Exploring Excitement: Logicians (INTP) and Virtuosos (ISTP)
Logicians and Virtuosos think nothing of plunging into whatever interests them, and when their interests are social, they love to experiment with experiences. Their Introversion and the Thinking trait give them a thoughtful approach, as if they have fun with their heads as much as their hearts. But fun in any form makes a party, and with their Prospecting personality trait, they’re always interested in discovering what’s next.
What to bring to the party: An open mind. Connecting with people on a personal level likely isn’t a major focus for you most of the time, and that’s cool... most of the time. But this is a party. You excel at exploring, so make a social occasion a chance to explore being social. Your mind is just waiting to spark a fun conversation. Be excited to share what you know and learn what others have to offer.
What to leave at home: Disinterest. It’s easy to get bored when your mind always thirsts for something novel – and it’s okay to be a lively gadabout. But consider staying put for a while. Sometimes things seem shallow because you haven’t gone deep enough yet. Find the fun wherever you are by accepting and adapting. If you must change scenes, be considerate of other people as you enter and exit the flow.
- Be social. Have fun with people, not just near them.
- Share your mind. It will find fans.
- Stick around. Give fun a chance to develop before skipping out.
And Out We Go...
The above tips are based broadly on our research into personality types, but individual people of any type are wonderfully unique, and your experiences may differ. We do hope that these meaningful ideas fire up your thoughts on how you can have a very good time.
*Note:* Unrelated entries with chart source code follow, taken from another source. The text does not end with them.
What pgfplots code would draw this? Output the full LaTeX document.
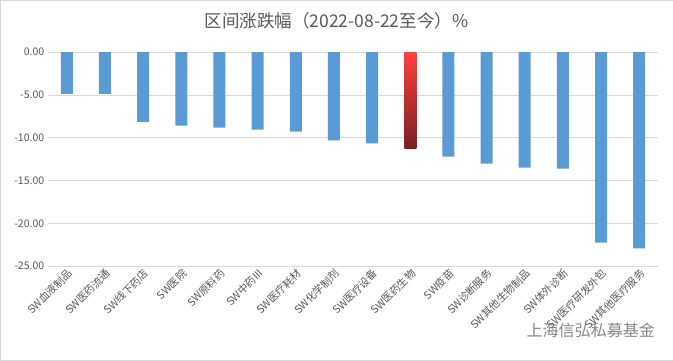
\documentclass[border=0pt]{standalone}
\usepackage{pgfplots}
\pgfplotsset{compat=1.18}
\usepackage{fontspec}
\setmainfont{Noto Sans CJK SC}
\definecolor{txt}{HTML}{595959}
\definecolor{barblue}{HTML}{5B9BD5}
\definecolor{gridc}{HTML}{D9D9D9}
\begin{document}
\begin{tikzpicture}[x=1pt,y=1pt]
\draw[draw=gridc, fill=white] (0.5,0.5) rectangle (672.5,360.5);
\node[text=txt, font=\fontsize{17.5}{20}\selectfont] at (336.5,340) {区间涨跌幅（2022-08-22至今）\%};
\begin{axis}[
  at={(48pt,94.7pt)}, anchor=south west,
  scale only axis, width=610pt, height=213.8pt,
  xmin=-0.5, xmax=15.5, ymin=-25, ymax=0,
  ytick={-25,-20,-15,-10,-5,0},
  ymajorgrids, major grid style={draw=gridc, line width=0.8pt},
  axis line style={draw=none},
  tick style={draw=none},
  yticklabel style={text=txt, font=\fontsize{10.5}{12}\selectfont, /pgf/number format/.cd, fixed, fixed zerofill, precision=2, assume math mode=true},
  xtick={0,...,15},
  xticklabels={SW血液制品,SW医药流通,SW线下药店,SW医院,SW原料药,SW中药III,SW医疗耗材,SW化学制剂,SW医疗设备,SW医药生物,SW疫苗,SW诊断服务,SW其他生物制品,SW体外诊断,SW医疗研发外包,SW其他医疗服务},
  xticklabel style={text=txt, font=\fontsize{10.5}{12}\selectfont, rotate=45, anchor=north east, inner sep=1pt},
  clip=false,
]
\addplot[ybar, bar width=12pt, bar shift=0pt, fill=barblue, draw=none] coordinates {
(0,-4.85) (1,-4.85) (2,-8.13) (3,-8.56) (4,-8.80) (5,-9.03) (6,-9.26) (7,-10.31) (8,-10.66)
(10,-12.19) (11,-13.00) (12,-13.47) (13,-13.59) (14,-22.24) (15,-22.90)};
\addplot[ybar, bar width=12pt, bar shift=0pt, draw=none, top color={rgb,255:red,255;green,64;blue,64}, bottom color={rgb,255:red,120;green,32;blue,32}] coordinates {(9,-11.25)};
\end{axis}
\node[text=black!55, opacity=0.85, font=\fontsize{16}{19}\selectfont, anchor=west] at (523,31) {上海信弘私募基金};
\end{tikzpicture}
\end{document}
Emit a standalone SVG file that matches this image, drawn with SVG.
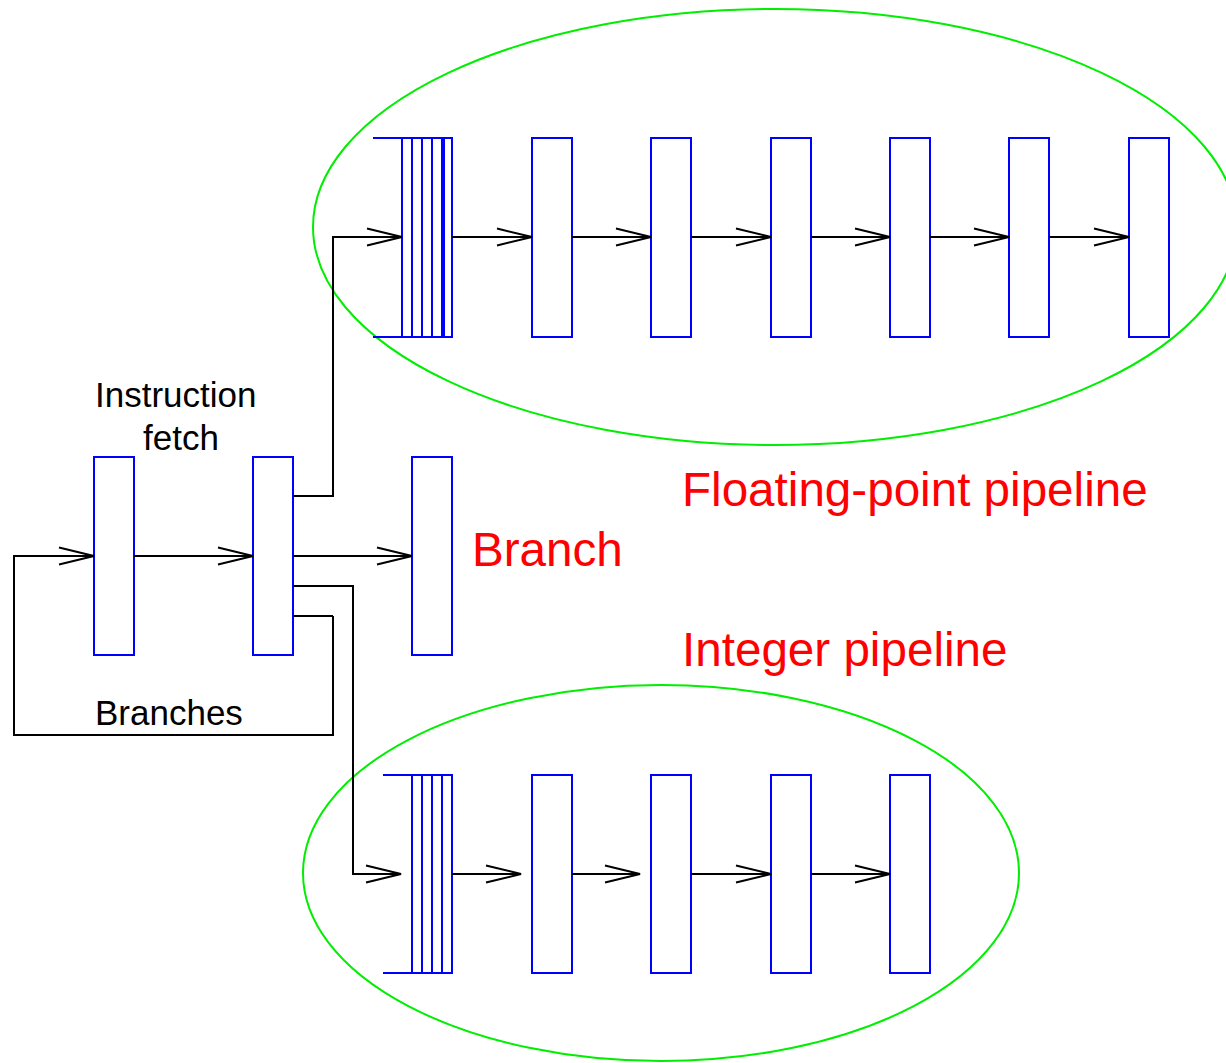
<svg xmlns="http://www.w3.org/2000/svg" width="1226" height="1063" viewBox="0 0 1226 1063">
<style>
.st{fill:none;stroke:#0000ff;stroke-width:2}
.cn{fill:none;stroke:#000;stroke-width:2}
.el{fill:none;stroke:#00ee00;stroke-width:2}
.lb{font-family:"Liberation Sans",Arial,sans-serif;font-size:35px;fill:#000}
.rl{font-family:"Liberation Sans",Arial,sans-serif;font-size:47.6px;fill:#ff0000}
</style>
<defs>
<marker id="ah" markerUnits="userSpaceOnUse" markerWidth="40" markerHeight="20" viewBox="-36 -10 40 20" refX="0" refY="0" orient="auto" overflow="visible">
<path d="M-35,-8.5 L0,0 L-35,8.5" fill="none" stroke="#000" stroke-width="2"/>
</marker>
</defs>
<rect width="1226" height="1063" fill="#fff"/>
<g id="fp-ellipse"><ellipse class="el" cx="775" cy="227" rx="462" ry="218"/></g>
<g id="int-ellipse"><ellipse class="el" cx="661" cy="873" rx="358" ry="188"/></g>
<g id="fetch1"><rect class="st" x="94" y="457" width="40" height="198"/></g>
<g id="fetch2"><rect class="st" x="253" y="457" width="40" height="198"/></g>
<g id="branch-stage"><rect class="st" x="412" y="457" width="40" height="198"/></g>
<g id="fp-queue">
<path class="st" d="M373,138 H452 V337 H373 M402,138 V337 M412,138 V337 M422,138 V337 M432,138 V337 M442,138 V337 M444,138 V337"/>
</g>
<g id="fp1"><rect class="st" x="532" y="138" width="40" height="199"/></g>
<g id="fp2"><rect class="st" x="651" y="138" width="40" height="199"/></g>
<g id="fp3"><rect class="st" x="771" y="138" width="40" height="199"/></g>
<g id="fp4"><rect class="st" x="890" y="138" width="40" height="199"/></g>
<g id="fp5"><rect class="st" x="1009" y="138" width="40" height="199"/></g>
<g id="fp6"><rect class="st" x="1129" y="138" width="40" height="199"/></g>
<g id="int-queue">
<path class="st" d="M383,775 H452 V973 H383 M412,775 V973 M422,775 V973 M432,775 V973 M442,775 V973"/>
</g>
<g id="int1"><rect class="st" x="532" y="775" width="40" height="198"/></g>
<g id="int2"><rect class="st" x="651" y="775" width="40" height="198"/></g>
<g id="int3"><rect class="st" x="771" y="775" width="40" height="198"/></g>
<g id="int4"><rect class="st" x="890" y="775" width="40" height="198"/></g>
<g id="connectors">
<path class="cn" d="M333,616 H293 M333,616 V735 H14 V556 H94" marker-end="url(#ah)"/>
<path class="cn" d="M134,556 H253" marker-end="url(#ah)"/>
<path class="cn" d="M293,556 H412" marker-end="url(#ah)"/>
<path class="cn" d="M293,496 H333 V237 H402" marker-end="url(#ah)"/>
<path class="cn" d="M293,586 H353 V874 H401" marker-end="url(#ah)"/>
<path class="cn" d="M452,237 H532" marker-end="url(#ah)"/>
<path class="cn" d="M572,237 H651" marker-end="url(#ah)"/>
<path class="cn" d="M691,237 H771" marker-end="url(#ah)"/>
<path class="cn" d="M811,237 H890" marker-end="url(#ah)"/>
<path class="cn" d="M930,237 H1009" marker-end="url(#ah)"/>
<path class="cn" d="M1049,237 H1129" marker-end="url(#ah)"/>
<path class="cn" d="M452,874 H521" marker-end="url(#ah)"/>
<path class="cn" d="M572,874 H640" marker-end="url(#ah)"/>
<path class="cn" d="M691,874 H771" marker-end="url(#ah)"/>
<path class="cn" d="M811,874 H890" marker-end="url(#ah)"/>
</g>
<g id="labels">
<text class="lb" x="95" y="407">Instruction</text>
<text class="lb" x="143" y="450">fetch</text>
<text class="lb" x="95" y="725">Branches</text>
<text class="rl" x="682" y="506">Floating-point pipeline</text>
<text class="rl" x="472" y="566">Branch</text>
<text class="rl" x="682" y="666">Integer pipeline</text>
</g>
</svg>
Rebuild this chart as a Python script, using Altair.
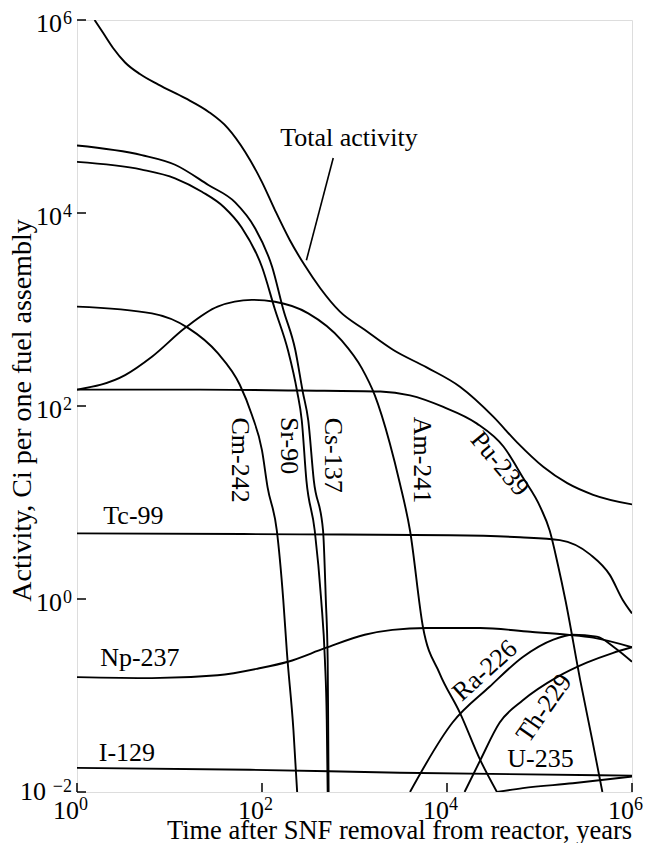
import altair as alt
import pandas as pd

# ---- curve data: log10(time, years) and log10(activity, Ci) ----
TOTAL_LT = [0.19, 0.28, 0.39, 0.52, 0.68, 0.88, 1.17, 1.42, 1.63, 1.82, 2.00, 2.14, 2.30, 2.46, 2.63, 2.84, 3.11, 3.42, 3.78, 4.14, 4.50, 4.76, 5.04, 5.30, 5.58, 6.00]
TOTAL_LA = [6.00, 5.87, 5.71, 5.56, 5.44, 5.33, 5.19, 5.05, 4.88, 4.63, 4.32, 4.03, 3.72, 3.46, 3.22, 2.98, 2.79, 2.58, 2.40, 2.20, 1.89, 1.62, 1.37, 1.20, 1.08, 0.98]

CS137_LT = [0.00, 0.70, 1.06, 1.42, 1.71, 1.92, 2.11, 2.23, 2.36, 2.44, 2.50, 2.56, 2.66, 2.69, 2.71, 2.715, 2.72]
CS137_LA = [4.70, 4.60, 4.50, 4.29, 4.11, 3.85, 3.44, 3.00, 2.58, 2.15, 1.85, 1.23, 0.71, -0.01, -0.63, -1.25, -2.00]

SR90_LT = [0.00, 0.70, 1.06, 1.35, 1.59, 1.78, 2.00, 2.14, 2.28, 2.38, 2.43, 2.48, 2.57, 2.64, 2.68, 2.70, 2.71]
SR90_LA = [4.53, 4.45, 4.36, 4.22, 4.06, 3.85, 3.44, 3.00, 2.58, 2.15, 1.85, 1.23, 0.71, -0.01, -0.63, -1.25, -2.00]

CM242_LT = [0.00, 0.81, 1.20, 1.52, 1.76, 1.89, 2.00, 2.06, 2.16, 2.23, 2.27, 2.34, 2.38]
CM242_LA = [3.03, 2.96, 2.81, 2.55, 2.22, 1.91, 1.54, 1.16, 0.71, -0.01, -0.56, -1.36, -2.00]

AM241_LT = [0.00, 0.52, 0.81, 1.17, 1.52, 1.89, 2.14, 2.50, 2.86, 3.08, 3.22, 3.38, 3.49, 3.60, 3.74, 3.92, 4.14, 4.36, 4.54]
AM241_LA = [2.17, 2.32, 2.51, 2.81, 3.03, 3.10, 3.08, 2.96, 2.68, 2.39, 2.11, 1.62, 1.20, 0.71, -0.29, -0.77, -1.18, -1.67, -2.00]

PU239_LT = [0.00, 1.33, 2.41, 3.28, 3.60, 3.96, 4.32, 4.61, 4.82, 5.01, 5.11, 5.20, 5.28, 5.44, 5.57, 5.68]
PU239_LA = [2.17, 2.17, 2.16, 2.15, 2.11, 1.99, 1.82, 1.58, 1.26, 0.95, 0.71, 0.35, -0.01, -0.84, -1.46, -2.00]

TC99_LT = [0.00, 2.41, 4.03, 4.79, 5.22, 5.55, 5.76, 5.90, 6.00]
TC99_LA = [0.68, 0.67, 0.66, 0.64, 0.61, 0.46, 0.25, -0.01, -0.15]

NP237_LT = [0.00, 0.81, 1.52, 1.96, 2.28, 2.68, 3.11, 3.41, 3.78, 4.36, 4.90, 5.30, 5.58, 6.00]
NP237_LA = [-0.81, -0.82, -0.79, -0.72, -0.65, -0.51, -0.37, -0.32, -0.30, -0.30, -0.34, -0.37, -0.40, -0.50]

RA226_LT = [3.60, 4.06, 4.46, 4.82, 5.15, 5.36, 5.62, 5.82, 6.00]
RA226_LA = [-2.00, -1.28, -0.91, -0.60, -0.42, -0.37, -0.39, -0.51, -0.65]

TH229_LT = [4.19, 4.36, 4.57, 4.82, 5.19, 5.51, 5.79, 6.00]
TH229_LA = [-2.00, -1.67, -1.28, -1.05, -0.81, -0.66, -0.56, -0.50]

U235_LT = [4.54, 4.82, 5.36, 6.00]
U235_LA = [-2.00, -1.96, -1.91, -1.84]

I129_LT = [0.00, 1.87, 3.49, 6.00]
I129_LA = [-1.75, -1.77, -1.80, -1.83]

# ---- curve labels (name, log10 t, log10 A, angle) ----
LABEL_NAMES = ["Total activity", "Tc-99", "Np-237", "I-129", "Cm-242", "Sr-90", "Cs-137", "Am-241", "Pu-239", "Ra-226", "Th-229", "U-235"]
LABEL_LT = [2.94, 0.61, 0.68, 0.54, 1.76, 2.29, 2.77, 3.73, 4.57, 4.41, 5.05, 5.01]
LABEL_LA = [4.78, 0.86, -0.61, -1.60, 1.44, 1.59, 1.49, 1.44, 1.40, -0.74, -1.13, -1.66]
LABEL_ANGLE = [0, 0, 0, 0, 90, 90, 90, 90, 50, 318, 305, 0]

# leader line for "Total activity"
LEADER_LT = [2.77, 2.48]
LEADER_LA = [4.57, 3.51]

# axis ticks (decades) and the exponents printed as superscripts
XTICK_EXP = [0, 2, 4, 6]
XTICK_SUP = ["0", "2", "4", "6"]
YTICK_EXP = [-2, 0, 2, 4, 6]
YTICK_SUP = ["\u22122", "0", "2", "4", "6"]

series = [
    ("Total activity", TOTAL_LT, TOTAL_LA),
    ("Cs-137", CS137_LT, CS137_LA),
    ("Sr-90", SR90_LT, SR90_LA),
    ("Cm-242", CM242_LT, CM242_LA),
    ("Am-241", AM241_LT, AM241_LA),
    ("Pu-239", PU239_LT, PU239_LA),
    ("Tc-99", TC99_LT, TC99_LA),
    ("Np-237", NP237_LT, NP237_LA),
    ("Ra-226", RA226_LT, RA226_LA),
    ("Th-229", TH229_LT, TH229_LA),
    ("U-235", U235_LT, U235_LA),
    ("I-129", I129_LT, I129_LA),
]
rows = []
for name, lts, las in series:
    for i, (lt, la) in enumerate(zip(lts, las)):
        rows.append({"nuclide": name, "order": i, "t": 10 ** lt, "a": 10 ** la})
df = pd.DataFrame(rows)

labels_df = pd.DataFrame({
    "name": LABEL_NAMES,
    "t": [10 ** v for v in LABEL_LT],
    "a": [10 ** v for v in LABEL_LA],
    "angle": LABEL_ANGLE,
})
leader_df = pd.DataFrame({"t": [10 ** LEADER_LT[0]], "a": [10 ** LEADER_LA[0]],
                          "t2": [10 ** LEADER_LT[1]], "a2": [10 ** LEADER_LA[1]]})
xt_df = pd.DataFrame({"t": [10.0 ** e for e in XTICK_EXP], "sup": XTICK_SUP, "base": "10"})
yt_df = pd.DataFrame({"a": [10.0 ** e for e in YTICK_EXP], "sup": YTICK_SUP, "base": "10"})

FONT = "Liberation Serif"
W, H = 555, 772
LBL = 26      # curve label size
TCK = 26      # "10" size
SUP = 18      # exponent size

xscale = alt.Scale(type="log", domain=[1, 1e6], nice=False)
yscale = alt.Scale(type="log", domain=[1e-2, 1e6], nice=False)

xaxis = alt.Axis(title="Time after SNF removal from reactor, years", labels=False, ticks=False,
                 domain=False, grid=False, titleFont=FONT, titleFontSize=26.5, titleFontWeight="normal",
                 titleColor="black", titleX=322, titleY=46, titleAnchor="middle", titleBaseline="alphabetic")
yaxis = alt.Axis(title="Activity, Ci per one fuel assembly", labels=False, ticks=False,
                 domain=False, grid=False, titleFont=FONT, titleFontSize=28, titleFontWeight="normal",
                 titleColor="black", titleX=-55, titleY=390, titleAngle=270, titleAlign="center",
                 titleBaseline="middle")

lines = alt.Chart(df).mark_line(color="black", strokeWidth=1.9, interpolate="monotone", clip=True).encode(
    x=alt.X("t:Q", scale=xscale, axis=xaxis),
    y=alt.Y("a:Q", scale=yscale, axis=yaxis),
    detail="nuclide:N",
    order="order:Q",
)

leader = alt.Chart(leader_df).mark_rule(color="black", strokeWidth=1.6).encode(
    x=alt.X("t:Q", scale=xscale), y=alt.Y("a:Q", scale=yscale), x2="t2:Q", y2="a2:Q"
)

text_base = alt.Chart(labels_df)
label_layers = []
for ang in sorted(set(LABEL_ANGLE)):
    label_layers.append(
        text_base.transform_filter(alt.datum.angle == ang).mark_text(
            font=FONT, fontSize=LBL, color="black", align="center", baseline="middle", angle=ang
        ).encode(x=alt.X("t:Q", scale=xscale), y=alt.Y("a:Q", scale=yscale), text="name:N")
    )

xticks = alt.Chart(xt_df).mark_rule(color="black", strokeWidth=1.5).encode(
    x=alt.X("t:Q", scale=xscale), y=alt.value(H), y2=alt.value(H - 9)
)
yticks = alt.Chart(yt_df).mark_rule(color="black", strokeWidth=1.5).encode(
    y=alt.Y("a:Q", scale=yscale), x=alt.value(0), x2=alt.value(9)
)

# x tick labels: "10" + raised exponent
xbase = alt.Chart(xt_df).mark_text(font=FONT, fontSize=TCK, color="black", align="right",
                                   baseline="alphabetic", dx=2).encode(
    x=alt.X("t:Q", scale=xscale), y=alt.value(H + 27), text="base:N"
)
xsup = alt.Chart(xt_df).mark_text(font=FONT, fontSize=SUP, color="black", align="left",
                                  baseline="alphabetic", dx=2).encode(
    x=alt.X("t:Q", scale=xscale), y=alt.value(H + 18), text="sup:N"
)

# y tick labels: exponent right-aligned near the axis, "10" just before it
ybase1 = alt.Chart(yt_df).transform_filter("length(datum.sup) == 1").mark_text(
    font=FONT, fontSize=TCK, color="black", align="right", baseline="alphabetic", dy=12
).encode(y=alt.Y("a:Q", scale=yscale), x=alt.value(-15), text="base:N")
ybase2 = alt.Chart(yt_df).transform_filter("length(datum.sup) == 2").mark_text(
    font=FONT, fontSize=TCK, color="black", align="right", baseline="alphabetic", dy=8
).encode(y=alt.Y("a:Q", scale=yscale), x=alt.value(-31), text="base:N")
ysup1 = alt.Chart(yt_df).transform_filter("length(datum.sup) == 1").mark_text(
    font=FONT, fontSize=SUP, color="black", align="right", baseline="alphabetic", dy=4
).encode(y=alt.Y("a:Q", scale=yscale), x=alt.value(-5), text="sup:N")
ysup2 = alt.Chart(yt_df).transform_filter("length(datum.sup) == 2").mark_text(
    font=FONT, fontSize=SUP, color="black", align="right", baseline="alphabetic", dy=0
).encode(y=alt.Y("a:Q", scale=yscale), x=alt.value(-5), text="sup:N")

chart = alt.layer(lines, leader, *label_layers, xticks, yticks, xbase, xsup,
                  ybase1, ybase2, ysup1, ysup2).properties(
    width=W, height=H,
    autosize=alt.AutoSizeParams(type="none"),
    padding={"left": 69, "top": 12, "right": 12, "bottom": 51},
).configure_view(stroke="black", strokeWidth=2).configure(background="white")

chart.save("out.html", embed_options={"renderer": "svg", "actions": False})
Even the deepest habits can be shed for a night, like a coat on the way to the dance floor.
While certain tips were provided for certain types, we’d like to emphasize that they’re all worth consideration, no matter who you are. Without encumbering yourself, putting a little thought into how you get down can go a long way toward a successful shindig. Fun is often a choice, and it’s hard to have a bad party when people decide that mutual enjoyment is the main goal. Whether you and your crew roll upscale urban or backyard bonfire, please have a very joyful and safe holiday party season.